— Start —
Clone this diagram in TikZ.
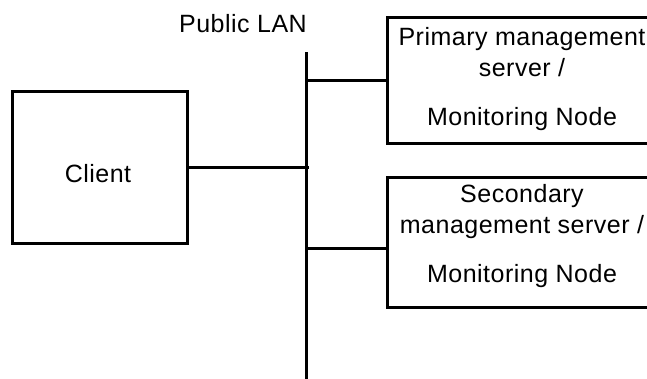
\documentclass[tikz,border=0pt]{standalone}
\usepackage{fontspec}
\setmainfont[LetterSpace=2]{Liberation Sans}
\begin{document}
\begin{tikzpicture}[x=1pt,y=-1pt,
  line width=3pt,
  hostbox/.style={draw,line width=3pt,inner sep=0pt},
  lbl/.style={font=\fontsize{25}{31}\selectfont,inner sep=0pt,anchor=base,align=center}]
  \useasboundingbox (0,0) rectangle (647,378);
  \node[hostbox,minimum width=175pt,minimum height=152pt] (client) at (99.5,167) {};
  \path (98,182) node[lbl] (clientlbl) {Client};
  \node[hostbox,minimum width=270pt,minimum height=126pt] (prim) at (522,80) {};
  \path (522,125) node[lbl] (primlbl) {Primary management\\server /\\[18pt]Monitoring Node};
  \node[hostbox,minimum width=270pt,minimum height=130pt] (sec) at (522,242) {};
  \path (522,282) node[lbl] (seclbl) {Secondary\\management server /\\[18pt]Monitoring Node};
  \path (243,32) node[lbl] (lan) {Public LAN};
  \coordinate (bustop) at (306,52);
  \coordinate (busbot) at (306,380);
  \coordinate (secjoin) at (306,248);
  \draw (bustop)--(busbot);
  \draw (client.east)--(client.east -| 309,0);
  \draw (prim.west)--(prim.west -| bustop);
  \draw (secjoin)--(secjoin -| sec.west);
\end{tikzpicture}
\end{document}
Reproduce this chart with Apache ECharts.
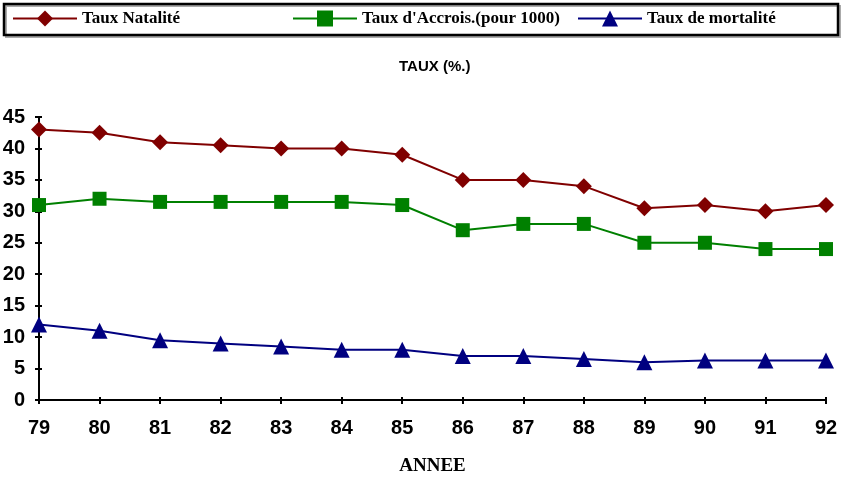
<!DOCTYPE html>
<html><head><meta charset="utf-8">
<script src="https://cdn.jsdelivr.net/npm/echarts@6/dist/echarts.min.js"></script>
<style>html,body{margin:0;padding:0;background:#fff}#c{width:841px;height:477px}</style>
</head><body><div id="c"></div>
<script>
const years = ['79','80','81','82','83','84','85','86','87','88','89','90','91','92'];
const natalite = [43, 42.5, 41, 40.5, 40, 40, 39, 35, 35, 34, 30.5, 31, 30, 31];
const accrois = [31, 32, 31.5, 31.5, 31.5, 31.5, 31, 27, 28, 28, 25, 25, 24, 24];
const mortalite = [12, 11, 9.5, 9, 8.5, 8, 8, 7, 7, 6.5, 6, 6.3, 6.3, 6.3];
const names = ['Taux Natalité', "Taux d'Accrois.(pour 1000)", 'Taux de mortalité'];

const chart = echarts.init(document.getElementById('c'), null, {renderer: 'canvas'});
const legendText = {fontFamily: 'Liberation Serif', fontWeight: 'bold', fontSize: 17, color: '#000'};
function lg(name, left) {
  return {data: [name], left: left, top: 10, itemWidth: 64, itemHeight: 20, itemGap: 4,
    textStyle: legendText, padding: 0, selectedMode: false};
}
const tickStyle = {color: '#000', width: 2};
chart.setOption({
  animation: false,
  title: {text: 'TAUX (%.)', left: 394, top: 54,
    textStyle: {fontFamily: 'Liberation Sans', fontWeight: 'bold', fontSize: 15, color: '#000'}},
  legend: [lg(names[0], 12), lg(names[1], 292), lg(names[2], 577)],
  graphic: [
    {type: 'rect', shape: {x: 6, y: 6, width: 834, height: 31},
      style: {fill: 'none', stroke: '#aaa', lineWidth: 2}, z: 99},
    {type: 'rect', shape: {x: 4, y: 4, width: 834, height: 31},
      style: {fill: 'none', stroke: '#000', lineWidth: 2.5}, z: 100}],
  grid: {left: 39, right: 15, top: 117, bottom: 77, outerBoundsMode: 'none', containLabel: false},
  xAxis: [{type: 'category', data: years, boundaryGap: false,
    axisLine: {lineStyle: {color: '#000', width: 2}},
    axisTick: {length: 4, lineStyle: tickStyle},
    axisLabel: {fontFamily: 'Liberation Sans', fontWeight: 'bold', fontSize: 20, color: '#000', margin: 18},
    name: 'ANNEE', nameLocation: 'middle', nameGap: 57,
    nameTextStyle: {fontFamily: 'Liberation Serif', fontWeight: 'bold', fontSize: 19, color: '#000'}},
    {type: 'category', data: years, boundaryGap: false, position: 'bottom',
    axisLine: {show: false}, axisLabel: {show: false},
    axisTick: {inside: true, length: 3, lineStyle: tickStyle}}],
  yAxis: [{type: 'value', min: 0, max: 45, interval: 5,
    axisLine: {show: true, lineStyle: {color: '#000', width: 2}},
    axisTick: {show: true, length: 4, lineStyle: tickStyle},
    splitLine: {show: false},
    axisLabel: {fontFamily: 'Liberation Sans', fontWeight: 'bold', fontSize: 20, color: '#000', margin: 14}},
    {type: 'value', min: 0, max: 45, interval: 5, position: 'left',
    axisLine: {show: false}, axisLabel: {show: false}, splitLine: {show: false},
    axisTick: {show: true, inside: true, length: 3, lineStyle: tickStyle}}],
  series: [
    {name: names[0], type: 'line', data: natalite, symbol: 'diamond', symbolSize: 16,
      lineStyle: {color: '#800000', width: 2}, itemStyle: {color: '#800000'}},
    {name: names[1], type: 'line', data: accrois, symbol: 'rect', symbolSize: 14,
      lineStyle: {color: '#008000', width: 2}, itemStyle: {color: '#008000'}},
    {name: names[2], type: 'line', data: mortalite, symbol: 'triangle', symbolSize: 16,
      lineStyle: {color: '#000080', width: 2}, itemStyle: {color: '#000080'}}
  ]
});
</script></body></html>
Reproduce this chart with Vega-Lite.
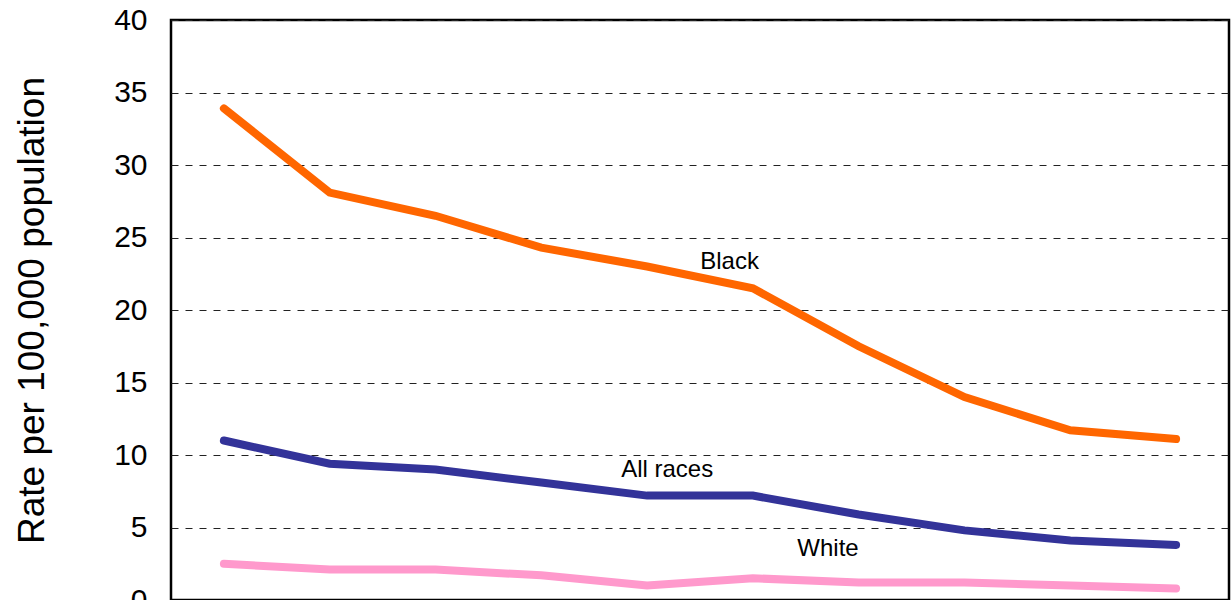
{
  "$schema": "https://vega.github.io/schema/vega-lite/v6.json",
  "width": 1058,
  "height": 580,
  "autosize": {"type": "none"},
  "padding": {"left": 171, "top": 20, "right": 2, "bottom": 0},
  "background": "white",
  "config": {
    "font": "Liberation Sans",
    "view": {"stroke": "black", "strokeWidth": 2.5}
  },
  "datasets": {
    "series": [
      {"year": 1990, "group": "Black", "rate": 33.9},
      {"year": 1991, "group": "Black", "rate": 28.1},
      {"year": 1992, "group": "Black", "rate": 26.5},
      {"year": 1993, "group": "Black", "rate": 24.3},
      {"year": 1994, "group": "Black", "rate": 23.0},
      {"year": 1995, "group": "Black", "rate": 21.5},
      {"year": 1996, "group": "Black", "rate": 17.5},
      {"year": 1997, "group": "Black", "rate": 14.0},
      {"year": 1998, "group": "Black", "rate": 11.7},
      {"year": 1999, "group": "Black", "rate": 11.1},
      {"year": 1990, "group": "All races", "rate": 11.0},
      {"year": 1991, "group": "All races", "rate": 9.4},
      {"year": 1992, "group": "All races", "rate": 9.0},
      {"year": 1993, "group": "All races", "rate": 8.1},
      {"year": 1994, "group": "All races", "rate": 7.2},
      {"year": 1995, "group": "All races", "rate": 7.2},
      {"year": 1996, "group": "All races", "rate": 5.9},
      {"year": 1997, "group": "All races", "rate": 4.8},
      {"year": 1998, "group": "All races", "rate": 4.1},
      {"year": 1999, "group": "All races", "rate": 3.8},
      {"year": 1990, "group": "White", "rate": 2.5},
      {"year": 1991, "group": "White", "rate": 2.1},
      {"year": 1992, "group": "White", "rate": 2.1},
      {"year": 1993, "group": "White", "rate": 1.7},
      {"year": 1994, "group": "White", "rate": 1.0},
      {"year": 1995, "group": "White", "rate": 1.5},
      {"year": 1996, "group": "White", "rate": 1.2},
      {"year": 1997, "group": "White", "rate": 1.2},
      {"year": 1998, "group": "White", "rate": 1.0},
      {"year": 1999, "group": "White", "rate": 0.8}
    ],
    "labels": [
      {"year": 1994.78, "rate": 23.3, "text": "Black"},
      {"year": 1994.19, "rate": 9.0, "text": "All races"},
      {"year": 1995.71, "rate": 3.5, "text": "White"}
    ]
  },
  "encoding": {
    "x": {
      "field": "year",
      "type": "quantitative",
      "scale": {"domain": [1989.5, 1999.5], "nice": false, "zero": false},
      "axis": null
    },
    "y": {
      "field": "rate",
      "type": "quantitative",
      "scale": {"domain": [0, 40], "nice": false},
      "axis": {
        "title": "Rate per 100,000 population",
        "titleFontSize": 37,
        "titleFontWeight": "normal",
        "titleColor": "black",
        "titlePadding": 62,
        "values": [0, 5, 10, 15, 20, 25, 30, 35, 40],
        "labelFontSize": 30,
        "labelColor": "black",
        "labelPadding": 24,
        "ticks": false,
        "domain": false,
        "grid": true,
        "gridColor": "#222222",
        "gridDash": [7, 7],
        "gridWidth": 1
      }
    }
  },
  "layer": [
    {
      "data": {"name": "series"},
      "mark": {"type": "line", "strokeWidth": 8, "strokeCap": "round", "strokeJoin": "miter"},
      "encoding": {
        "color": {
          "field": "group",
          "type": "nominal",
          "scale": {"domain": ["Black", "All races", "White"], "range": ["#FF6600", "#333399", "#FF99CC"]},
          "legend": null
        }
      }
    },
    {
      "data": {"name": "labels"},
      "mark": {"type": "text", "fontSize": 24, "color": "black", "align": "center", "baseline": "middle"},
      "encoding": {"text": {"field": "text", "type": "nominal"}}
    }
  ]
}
— End —
In the listing above, find the line with "Reproduce this chart with Apache ECharts." and the line with "const names = ['Taux". Set down exactly those lines and everything between them, skipping pictures.

◆ **SOLUTION FOR THIS EXERCISE**:
Reproduce this chart with Apache ECharts.
<!DOCTYPE html>
<html><head><meta charset="utf-8">
<script src="https://cdn.jsdelivr.net/npm/echarts@6/dist/echarts.min.js"></script>
<style>html,body{margin:0;padding:0;background:#fff}#c{width:841px;height:477px}</style>
</head><body><div id="c"></div>
<script>
const years = ['79','80','81','82','83','84','85','86','87','88','89','90','91','92'];
const natalite = [43, 42.5, 41, 40.5, 40, 40, 39, 35, 35, 34, 30.5, 31, 30, 31];
const accrois = [31, 32, 31.5, 31.5, 31.5, 31.5, 31, 27, 28, 28, 25, 25, 24, 24];
const mortalite = [12, 11, 9.5, 9, 8.5, 8, 8, 7, 7, 6.5, 6, 6.3, 6.3, 6.3];
const names = ['Taux Natalité', "Taux d'Accrois.(pour 1000)", 'Taux de mortalité'];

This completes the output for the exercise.